Louis XIV est quant à lui plus que jamais sur le devant de la scène, en témoigne l'actuelle politique du musée et du domaine public du château de Versailles, avec en particulier l'exposition « Louis XIV, l'homme et le roi » qui se tient ces jours-ci au château. C'est dire que cette période éclatante de Versailles fascine toujours l'homme du XXIe siècle. Mais il s'agit de ne pas se laisser éblouir par les éclats du passé.

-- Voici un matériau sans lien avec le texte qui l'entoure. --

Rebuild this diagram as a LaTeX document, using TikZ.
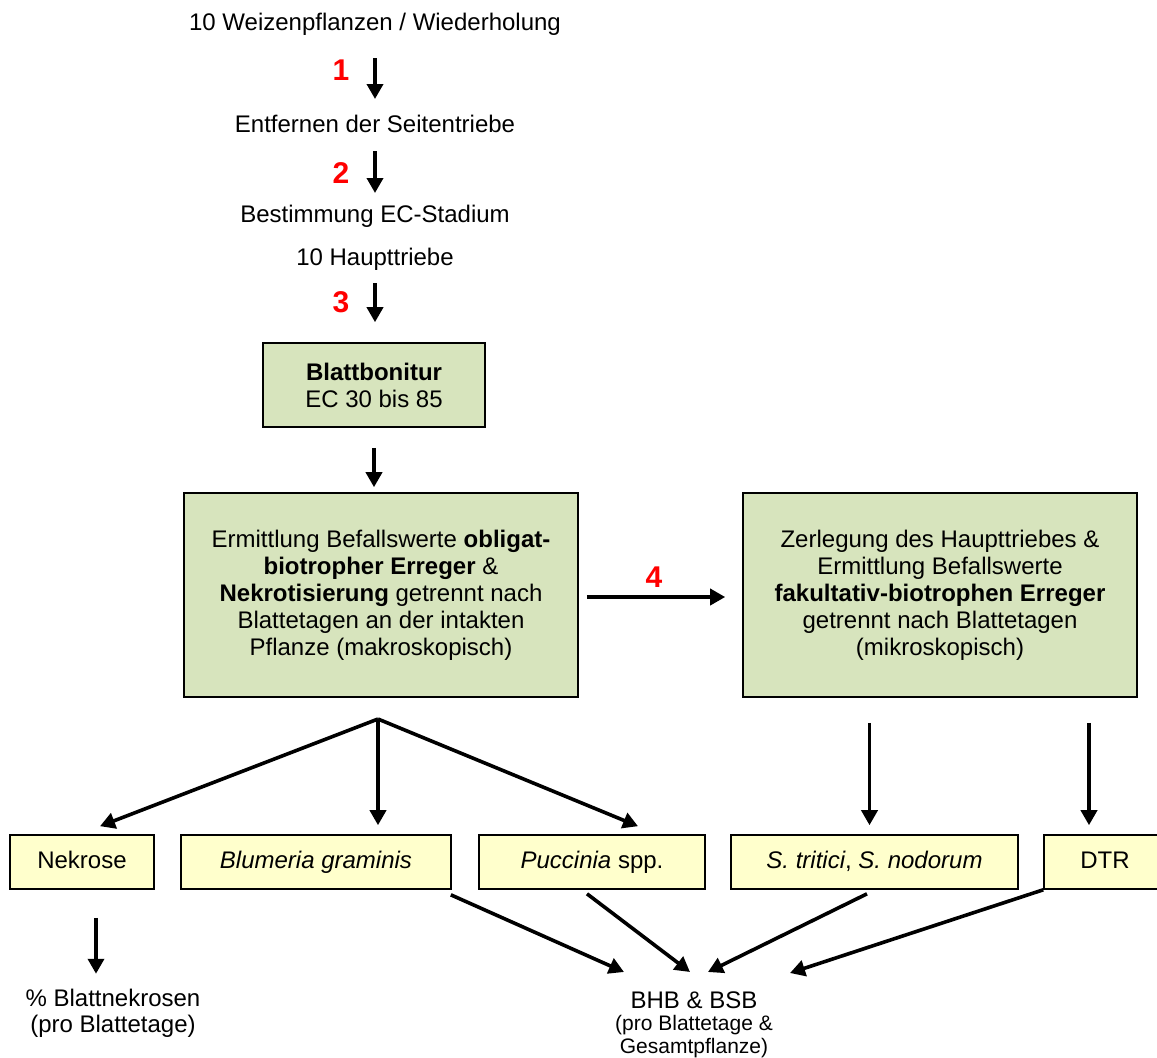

En vérité, Patrick Dandrey n'ambitionne pas de faire l'histoire de la Cour de Louis XIV; c'est bien en spécialiste de la littérature française du Grand Siècle qu'il se positionne   . Ici, c'est par le biais des écrivains du temps, à l'intersection de l'histoire littéraire et de l'histoire des représentations politiques et des pratiques curiales, que sera humée l'atmosphère de Versailles. A travers les écrits, il s'agit de donner à entendre une syntaxe, un vocabulaire, une musique, de décrypter, aussi, la portée des mots, la puissance du langage et de ses multiples significations. Ainsi, l'histoire de la cour de Louis XIV par la seule voix des écrivains de son temps n'avait jamais été tentée   : elle apparaît particulièrement pertinente dès lors qu'on considère l'importance capitale que prend en cette seconde moitié de XVIIe siècle la langue – c'est à cette époque que l'Académie française entreprend de contrôler son usage, notamment grâce à la rédaction d'un dictionnaire sensé établir un état correct du français.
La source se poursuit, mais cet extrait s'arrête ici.